The basic error in Chet Richards’ piece of April 19, “Is 4GW dead?” is confusing the external and internal worlds. Internally, in the U.S. military and the larger defense and foreign policy establishment, 4GW is dead, as is maneuver warfare and increasingly any connection to the external world. The foreign policy types can only perceive a world of states, in which their job is to promote the Wilsonian nee Jacobin, follies of “democracy” and “universal human rights.” They are in fact, 4GW’s allies, in that their demand for “democracy” undermines states, opening the door for more 4GW.

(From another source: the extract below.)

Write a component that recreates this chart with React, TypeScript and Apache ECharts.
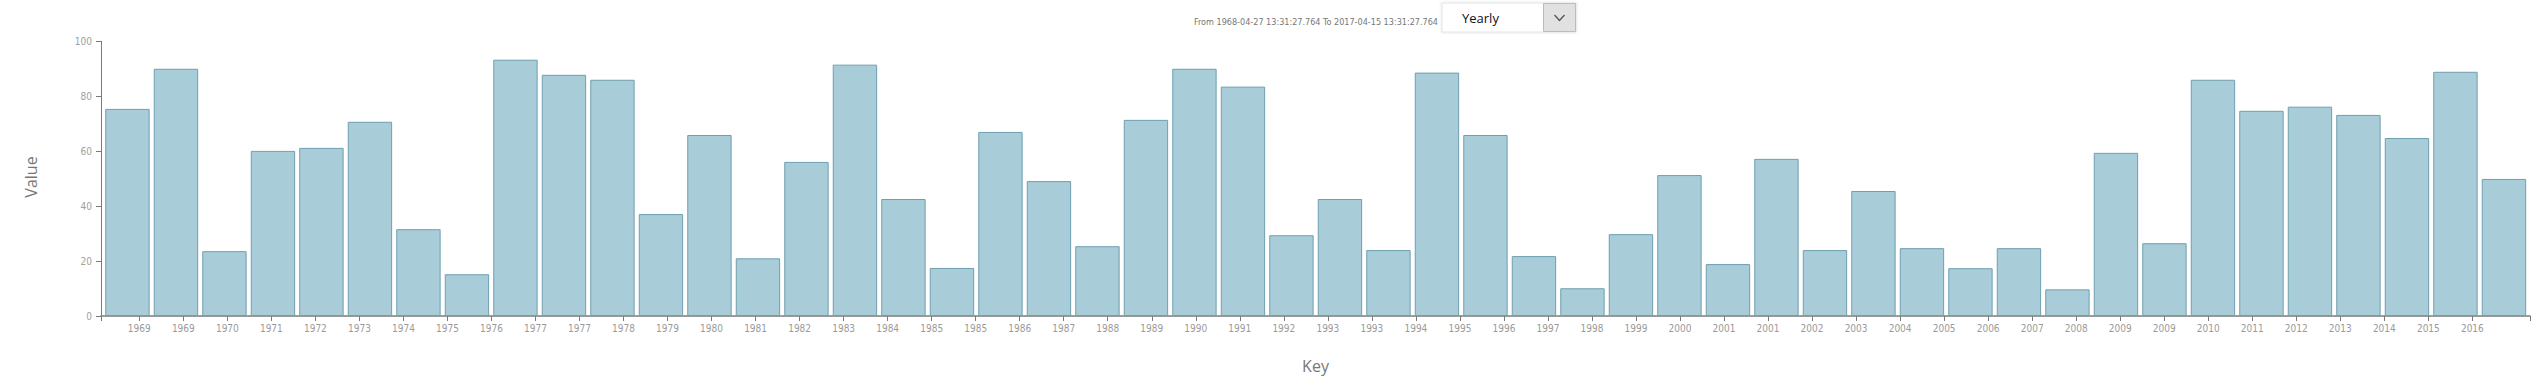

In most of the world, democracy is not an option. The only real options are tyranny or anarchy, and when you work against tyranny, you are working for anarchy. The ghost of bin Laden sends his heartfelt thanks.
Third Generation doctrine has been abandoned, de facto, if not de jure, by the one service that embraced it, the U.S. Marine Corps. The others never gave it a glance. The U.S. military remains and will remain second generation until it disappears from sheer irrelevance coupled with high cost. That is coming much sooner than any of them think.
In the external world, meanwhile, fourth generation war is triumphing on almost all fronts. Somalia appears at the moment to be a setback. But elsewhere, the forces of stateless disorder (and there are many, not just AQ) have much to celebrate. The bottom line that defines victory or defeat for both states and non-states forces is one question: Is there a real state? A quick tour d’horizon shows spreading state failure. Libya is now effectively stateless, thanks to the “democracy” crowd in Europe and Washington. Fourth generation war is spreading from Libya into west Africa, where states are already largely fictions, Syria is now stateless. The Iraq created by the American invasion was always a Potemkin state, and 4GW there is growing fast, in part fueled from Syria. Fourth generation war is again kicking NATO’s and the U.S.’s butt in Afghanistan, and entirely predictable outcome of invading the Graveyard of Empires. Far more dangerously, 4GW elements grow ever stronger in Pakistan, where the state is failing. Even in Egypt, which has been at least a proto-state for 5,000 years, the state is shaky.
In many of these cases, including Egypt and Pakistan, the only element strong enough to hold the state together is the army. But the “democracy” crowd in Washington immediately threatens aid cut-offs, sanctions, etc., if the army acts. Again, the children now running America’s foreign policy are 4GW’s best allies.